Some years ago, His Holiness the Dalai Lama took part in an interfaith discussion at a cathedral in Washington, D.C. The Episcopalian ministers and Catholic priests repeatedly stressed the sameness at the core of all religions. His Holiness stood up and said that in some respects we are all the same: we all wish for peace on Earth, we wish for the benefit of beings, we wish for the end of suffering, we wish to attain a level of consciousness in which we are unified with our optimum goal, whatever that might be. “But,” he said, “between your religion and my religion there are fundamental differences. And that has to be okay. There has to be unity in diversity.”

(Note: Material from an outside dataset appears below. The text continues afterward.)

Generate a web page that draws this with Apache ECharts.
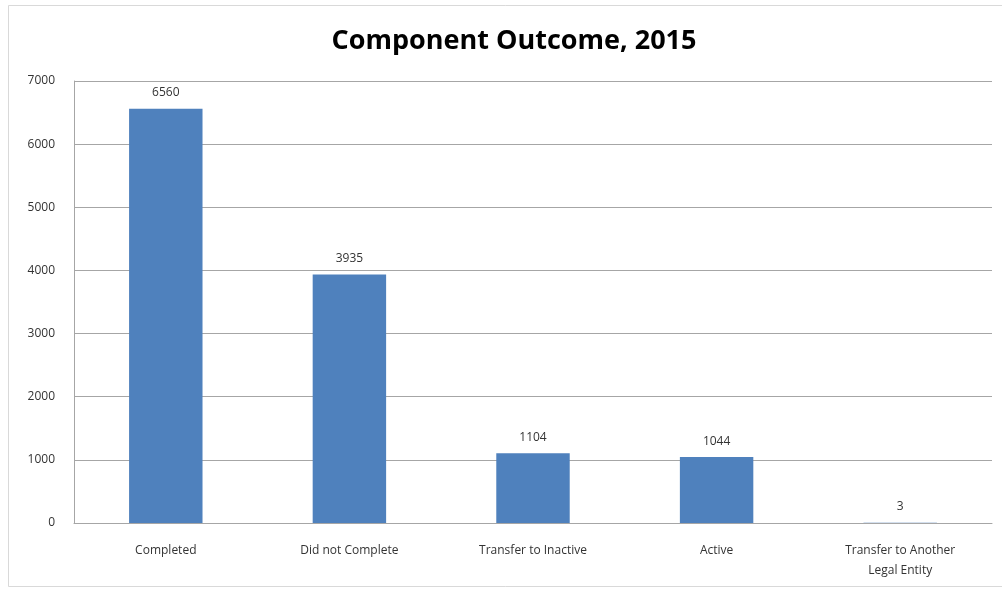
<!DOCTYPE html>
<html><head><meta charset="utf-8">
<script src="https://cdn.jsdelivr.net/npm/echarts@6/dist/echarts.min.js"></script>
<style>html,body{margin:0;padding:0;background:#fff}#c{width:1002px;height:590px}</style>
</head><body><div id="c"></div>
<script>
const categories = ["Completed", "Did not Complete", "Transfer to Inactive", "Active", "Transfer to Another\nLegal Entity"];
const values = [6560, 3935, 1104, 1044, 3];
const yTicks = [0, 1000, 2000, 3000, 4000, 5000, 6000, 7000];
const titleText = "Component Outcome, 2015";

const chart = echarts.init(document.getElementById('c'), null, {renderer: 'canvas'});
chart.setOption({
  backgroundColor: '#fff',
  animation: false,
  graphic: [{
    type: 'rect', silent: true,
    shape: {x: 8.5, y: 5.5, width: 1010, height: 581},
    style: {fill: 'none', stroke: '#d9d9d9', lineWidth: 1}
  }],
  title: {
    text: titleText, left: 509, top: 23, textAlign: 'center',
    textStyle: {fontFamily: 'Open Sans', fontWeight: 'bold', fontSize: 27, color: '#000'}
  },
  grid: {left: 74, top: 81, right: 10, bottom: 67, containLabel: false},
  xAxis: {
    type: 'category', data: categories,
    axisLine: {lineStyle: {color: '#a6a6a6', width: 1}},
    axisTick: {show: false},
    axisLabel: {color: '#333', fontFamily: 'Open Sans', fontSize: 12, margin: 18, lineHeight: 20, interval: 0}
  },
  yAxis: {
    type: 'value', min: yTicks[0], max: yTicks[yTicks.length - 1], interval: 1000,
    axisLine: {show: true, lineStyle: {color: '#a6a6a6', width: 1}},
    axisTick: {show: false},
    splitLine: {lineStyle: {color: '#a6a6a6', width: 1}},
    axisLabel: {color: '#333', fontFamily: 'Open Sans', fontSize: 12, margin: 19, formatter: v => String(v)}
  },
  series: [{
    type: 'bar', data: values, barWidth: '40%',
    itemStyle: {color: '#4f81bd'},
    label: {show: true, position: 'top', distance: 10, color: '#333', fontFamily: 'Open Sans', fontSize: 12}
  }]
});
</script></body></html>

Although I would certainly never speak for the Dalai Lama, I assume that the “fundamental differences” to which he referred have to do with Buddhism’s lack of an external God. This is generally not understood by Westerners. The Buddha’s teachings do not advocate the attainment of oneness with a God, with anything external. Instead, the Buddha teaches the essential sameness of all phenomena, pointing out that in the beginning there was no distinction. The Buddha tells us that such a distinction exists only in our mind, which is fixated on self-nature as being inherently real.
In truth, our Nature is all-pervasive. There is no separation. There is no distinction. When Realization is achieved, it is a non-specific awareness, a luminosity, an innate wakefulness. The process of fixation, of contrivance and distinction, is pacified. That is not the same as attaining oneness with anything external. The Buddha leads us to pacify the delusion that causes fixation on duality.
There is no optimum state one has to create, no supreme being towards whom to move. For a Buddhist, the goal is awakening. It is an awakening to the Nature that cannot be nearer, or stronger, or better than it is now. It can never be tainted, pushed away, destroyed. It remains stable and unchanging. It is simply “Suchness.”